Wed Feb 1st, 2006 at 07:39:40 PM EST
George W. Bush gave his state of the union address yesterday, and suggested that the U.S. should wean itself from foreign oil, setting a goal of substantial reduction in imports of the Middle East over the next decade. This has triggered an uproar from American Democrats, who say he's not proposing enough, from OPEC, who say he's proposing too much, and, surprizingly, from the E.U. President who says that it's unrealistic.
Is it possible that Bush's oilman friends have clued him in on the energy consumption issue? Is it possible that the U.S. may actually embark on an energy independence program?
"Bush's oil declaration was one of his strongest statements on the need for the United States to wean itself from an oil-based economy, made all the more notable because of Bush's personal, professional and political ties to the Texas oil industry. The American addiction to oil is particularly dangerous because it "is often imported from unstable parts of the world," Bush said, calling for a 75% reduction of U.S. dependence on Middle Eastern oil by 2025."

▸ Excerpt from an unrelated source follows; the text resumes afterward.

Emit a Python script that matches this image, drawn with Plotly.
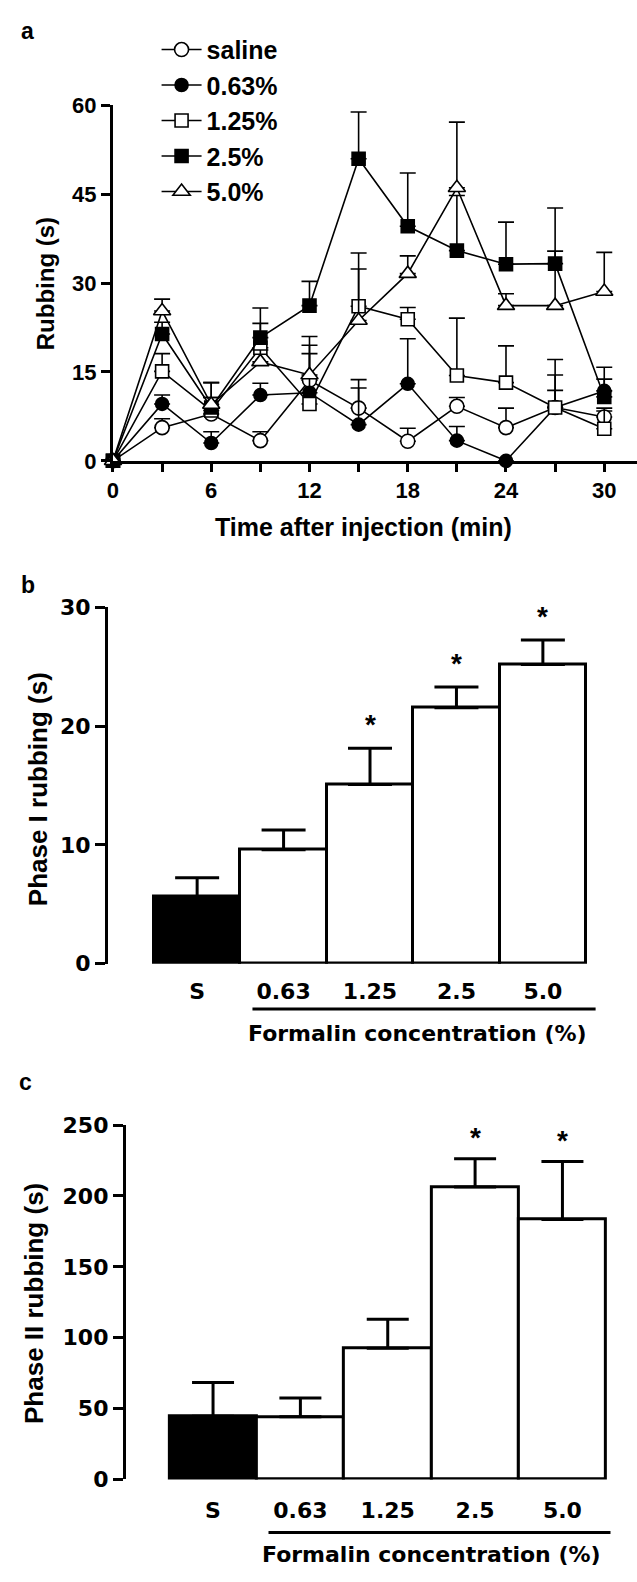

As might be expected, Democrats don't agree with his approach--although they don't deny the underlying problem. "A former oil executive telling us we are addicted to oil is like a tobacco company executive complaining that their employees take too many smoke breaks. Exxon made almost $11 billion last quarter, while Americans are paying surging prices to fill their gas tanks and heat their homes." - Paul Hackett, Democratic candidate for U.S. Senate
The Democratic response, and the Republican response to their response, is predictable partisan politics as usual. The OPEC response is sensible and predictable also. "Everyone knows the world will continue to depend on Middle East imports."
What is surprizing, though, is that "Martin Bartenstein, economics minister of Austria, which holds the EU presidency, said the Middle East, with two-thirds of the world's oil reserves, would become more rather than less important. He told the FT: "As the person responsible for EU energy policies, I would not see myself in a position of talking about such a significant decrease in demand from a certain region. We know that the oil import dependency of the EU will ever increase, not decrease.""
Perhaps America is about to turn the corner. The Evangelical Christian right wing is beginning to see the picture (http://www.creationcare.org), the oilmen see the picture, and the Democrats have seen the picture (although ignored it) for a while. Is it possible that the U.S. will now embark on a concerted program of energy conservation leading to "independence" from imported oil? Is it possible that America might steer in the right direction, as Europe continues on the old, wrong path?